The funeral was held Saturday afternoon in the Friends church, the services being in charge of the pastor of the Community church with which the Friends organization here is offilated, the Rev. C. G. Stout. Appropriate music was rendered by a double mixed quartet. The beatiful casket was covered with floral offerings, silent tributes of friends innumerable to the high value placed upon his friendship by all who knew him. If any futher testimony of this were needed, it was found in the unusually large congregation which asembled (assembled) from all parts of the valley. Burial was in Cedar Hill Cemetery, by the side of his late wife.

David L. Beezley, the son of Joseph and Cynthia Beezley, was born at Thorntown, Indiana, on the ninth of August in 1838, and was therefore four months and twenty-three days past his eighty-first birthday annivesary. He was one of a family of six brothers and one sister, of whom only two brothers, Jesse and James, survive him. All three for many years have resided in the vicinity of Paonia.

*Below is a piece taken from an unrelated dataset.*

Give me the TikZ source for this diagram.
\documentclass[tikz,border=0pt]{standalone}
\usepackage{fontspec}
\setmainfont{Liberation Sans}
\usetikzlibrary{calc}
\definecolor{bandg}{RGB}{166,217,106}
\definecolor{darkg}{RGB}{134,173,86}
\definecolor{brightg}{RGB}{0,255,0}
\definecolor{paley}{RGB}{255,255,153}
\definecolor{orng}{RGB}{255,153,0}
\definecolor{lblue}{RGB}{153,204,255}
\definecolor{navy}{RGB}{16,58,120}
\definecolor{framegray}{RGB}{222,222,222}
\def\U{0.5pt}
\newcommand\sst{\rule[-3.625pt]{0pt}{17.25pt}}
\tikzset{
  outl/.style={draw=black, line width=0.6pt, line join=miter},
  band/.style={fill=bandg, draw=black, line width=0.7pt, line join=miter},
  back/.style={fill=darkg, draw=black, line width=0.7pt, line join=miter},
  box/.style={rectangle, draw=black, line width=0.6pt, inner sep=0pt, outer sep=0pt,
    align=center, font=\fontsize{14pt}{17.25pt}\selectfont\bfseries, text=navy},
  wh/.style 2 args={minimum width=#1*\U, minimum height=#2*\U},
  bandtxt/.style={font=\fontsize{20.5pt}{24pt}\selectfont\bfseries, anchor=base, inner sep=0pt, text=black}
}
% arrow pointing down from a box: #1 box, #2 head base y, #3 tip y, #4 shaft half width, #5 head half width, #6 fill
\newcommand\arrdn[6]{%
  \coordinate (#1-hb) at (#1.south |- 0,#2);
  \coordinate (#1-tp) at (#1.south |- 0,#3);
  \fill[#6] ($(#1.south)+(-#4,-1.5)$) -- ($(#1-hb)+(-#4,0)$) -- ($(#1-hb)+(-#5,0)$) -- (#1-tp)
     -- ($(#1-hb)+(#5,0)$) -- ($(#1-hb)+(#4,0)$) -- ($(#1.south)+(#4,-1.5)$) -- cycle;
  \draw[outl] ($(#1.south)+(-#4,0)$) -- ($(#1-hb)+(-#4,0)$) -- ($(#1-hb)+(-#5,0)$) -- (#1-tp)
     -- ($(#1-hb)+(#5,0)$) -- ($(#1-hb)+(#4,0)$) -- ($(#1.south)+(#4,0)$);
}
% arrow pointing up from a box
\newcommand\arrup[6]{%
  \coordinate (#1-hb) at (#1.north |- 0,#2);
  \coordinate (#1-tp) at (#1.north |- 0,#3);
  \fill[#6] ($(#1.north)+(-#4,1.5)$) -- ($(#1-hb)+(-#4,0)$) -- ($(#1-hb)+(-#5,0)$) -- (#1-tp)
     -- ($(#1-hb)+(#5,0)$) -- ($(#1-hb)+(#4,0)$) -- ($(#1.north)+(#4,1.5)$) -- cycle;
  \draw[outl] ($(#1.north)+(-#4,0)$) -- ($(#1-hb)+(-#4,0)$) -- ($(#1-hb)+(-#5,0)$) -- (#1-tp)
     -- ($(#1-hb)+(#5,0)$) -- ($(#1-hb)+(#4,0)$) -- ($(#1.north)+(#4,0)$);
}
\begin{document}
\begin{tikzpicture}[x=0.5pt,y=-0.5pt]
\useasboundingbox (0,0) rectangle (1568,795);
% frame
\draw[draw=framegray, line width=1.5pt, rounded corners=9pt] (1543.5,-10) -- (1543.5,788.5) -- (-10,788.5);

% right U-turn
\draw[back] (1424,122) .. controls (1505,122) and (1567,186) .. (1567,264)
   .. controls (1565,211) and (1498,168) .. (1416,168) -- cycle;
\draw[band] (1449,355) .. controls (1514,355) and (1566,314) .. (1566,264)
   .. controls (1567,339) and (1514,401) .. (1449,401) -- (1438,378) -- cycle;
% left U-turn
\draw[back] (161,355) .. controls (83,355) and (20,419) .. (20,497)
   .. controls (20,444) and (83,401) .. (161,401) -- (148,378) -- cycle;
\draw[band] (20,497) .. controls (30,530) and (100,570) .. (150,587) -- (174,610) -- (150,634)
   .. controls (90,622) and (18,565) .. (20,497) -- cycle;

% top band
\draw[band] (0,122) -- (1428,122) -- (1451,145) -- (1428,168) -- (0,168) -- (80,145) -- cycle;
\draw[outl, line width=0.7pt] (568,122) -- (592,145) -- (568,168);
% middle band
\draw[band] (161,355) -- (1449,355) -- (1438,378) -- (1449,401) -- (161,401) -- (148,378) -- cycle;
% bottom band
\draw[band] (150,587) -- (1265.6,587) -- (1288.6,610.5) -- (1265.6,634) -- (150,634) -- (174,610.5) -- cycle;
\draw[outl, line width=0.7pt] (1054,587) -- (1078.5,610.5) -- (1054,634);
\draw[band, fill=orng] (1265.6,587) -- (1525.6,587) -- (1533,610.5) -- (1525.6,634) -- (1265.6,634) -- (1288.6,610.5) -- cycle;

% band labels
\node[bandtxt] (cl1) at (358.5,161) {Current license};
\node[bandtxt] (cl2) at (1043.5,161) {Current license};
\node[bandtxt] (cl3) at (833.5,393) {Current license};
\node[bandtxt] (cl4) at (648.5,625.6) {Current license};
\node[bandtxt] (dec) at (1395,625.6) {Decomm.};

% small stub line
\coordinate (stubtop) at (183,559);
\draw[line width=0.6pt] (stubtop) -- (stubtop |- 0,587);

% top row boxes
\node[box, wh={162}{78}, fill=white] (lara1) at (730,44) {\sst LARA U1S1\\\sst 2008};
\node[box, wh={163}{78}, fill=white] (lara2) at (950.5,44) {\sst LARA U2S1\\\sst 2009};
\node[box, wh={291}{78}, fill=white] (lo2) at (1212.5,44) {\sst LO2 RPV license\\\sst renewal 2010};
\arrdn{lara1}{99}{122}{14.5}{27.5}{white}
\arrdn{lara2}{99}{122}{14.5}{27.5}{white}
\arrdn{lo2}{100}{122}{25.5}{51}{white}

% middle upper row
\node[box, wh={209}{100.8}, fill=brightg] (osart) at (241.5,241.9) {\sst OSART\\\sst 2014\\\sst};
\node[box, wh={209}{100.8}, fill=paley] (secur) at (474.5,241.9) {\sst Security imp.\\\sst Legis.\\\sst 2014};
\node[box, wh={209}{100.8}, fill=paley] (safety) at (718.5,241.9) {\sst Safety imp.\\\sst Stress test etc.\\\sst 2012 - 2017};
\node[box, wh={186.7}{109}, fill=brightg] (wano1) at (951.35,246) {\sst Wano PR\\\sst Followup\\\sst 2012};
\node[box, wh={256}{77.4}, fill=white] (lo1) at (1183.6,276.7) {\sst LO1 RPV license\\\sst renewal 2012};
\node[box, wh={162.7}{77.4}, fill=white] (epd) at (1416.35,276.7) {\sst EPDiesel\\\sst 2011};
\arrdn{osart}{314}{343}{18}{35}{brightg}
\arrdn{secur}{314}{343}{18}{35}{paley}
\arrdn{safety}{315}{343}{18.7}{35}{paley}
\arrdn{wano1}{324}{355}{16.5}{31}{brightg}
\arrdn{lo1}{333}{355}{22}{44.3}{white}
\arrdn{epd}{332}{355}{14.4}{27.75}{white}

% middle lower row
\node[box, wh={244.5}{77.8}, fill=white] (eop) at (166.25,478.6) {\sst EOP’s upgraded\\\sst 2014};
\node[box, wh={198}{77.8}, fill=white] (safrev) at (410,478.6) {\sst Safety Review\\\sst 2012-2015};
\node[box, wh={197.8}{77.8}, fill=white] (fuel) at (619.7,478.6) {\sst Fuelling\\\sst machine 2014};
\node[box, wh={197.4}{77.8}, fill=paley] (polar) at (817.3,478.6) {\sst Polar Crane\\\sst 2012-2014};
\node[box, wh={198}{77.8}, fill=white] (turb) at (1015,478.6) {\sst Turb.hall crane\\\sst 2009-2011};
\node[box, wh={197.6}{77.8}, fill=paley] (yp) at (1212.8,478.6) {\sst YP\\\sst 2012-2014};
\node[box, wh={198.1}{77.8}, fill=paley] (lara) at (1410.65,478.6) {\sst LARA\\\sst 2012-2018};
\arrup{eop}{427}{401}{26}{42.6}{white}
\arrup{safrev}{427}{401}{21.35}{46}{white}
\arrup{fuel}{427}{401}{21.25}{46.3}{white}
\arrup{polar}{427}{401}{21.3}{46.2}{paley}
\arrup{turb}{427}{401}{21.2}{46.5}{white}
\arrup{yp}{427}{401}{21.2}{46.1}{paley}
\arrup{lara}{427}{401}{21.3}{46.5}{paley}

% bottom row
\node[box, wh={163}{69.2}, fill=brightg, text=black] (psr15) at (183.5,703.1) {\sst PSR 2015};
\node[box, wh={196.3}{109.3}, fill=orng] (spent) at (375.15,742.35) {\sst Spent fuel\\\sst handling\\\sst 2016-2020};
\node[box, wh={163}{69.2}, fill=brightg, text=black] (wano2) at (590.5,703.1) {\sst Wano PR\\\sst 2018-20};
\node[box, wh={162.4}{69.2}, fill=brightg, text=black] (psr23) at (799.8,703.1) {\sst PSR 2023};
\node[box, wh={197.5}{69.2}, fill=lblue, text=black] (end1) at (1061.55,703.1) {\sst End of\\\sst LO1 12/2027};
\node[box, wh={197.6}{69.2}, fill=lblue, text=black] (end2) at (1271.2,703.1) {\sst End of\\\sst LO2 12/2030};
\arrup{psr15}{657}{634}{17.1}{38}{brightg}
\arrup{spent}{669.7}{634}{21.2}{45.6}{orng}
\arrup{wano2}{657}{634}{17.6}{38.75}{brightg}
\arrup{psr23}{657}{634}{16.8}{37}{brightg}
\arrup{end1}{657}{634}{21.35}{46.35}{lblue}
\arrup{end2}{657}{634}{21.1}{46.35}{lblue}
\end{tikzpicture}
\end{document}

When David Beezley was about eight years of age he removed with his parents to Henry county, Iowa, and at twenty-one years of age he left the home there to make his own way in the world. That he was possessed of splendid qualifications for doing this successfully is shown by the story of his ubequent (subsequent) achievement. True to the spirit of the ambitious young man of his day, he turned westward and found employment at Des Moines, then a village of about a thousand inhabitants without a railroad. After a time spent in this way he sought to build a home and with that in view he settled on a piece of land near Earlham, Iowa.

On May 3, 1866, he was united in marriage to Eunice S. Wilson, in the North Branch Meeting of Friends in Madison County, Iowa. After twelve years of weeded (wedded) life, in 1878 it became their pleasure to receive into their home the infant twin sons of Gust and Mary Walander at the death of their mother. The little ones in a very few days awakened the parent love in Mr. and Mrs. Beezley to the extent that they pleaded for the babes to become their own and in less than a year legally adopted them as their children and heirs. These two sons, John W. and William W. survive their parents and live at Paonia.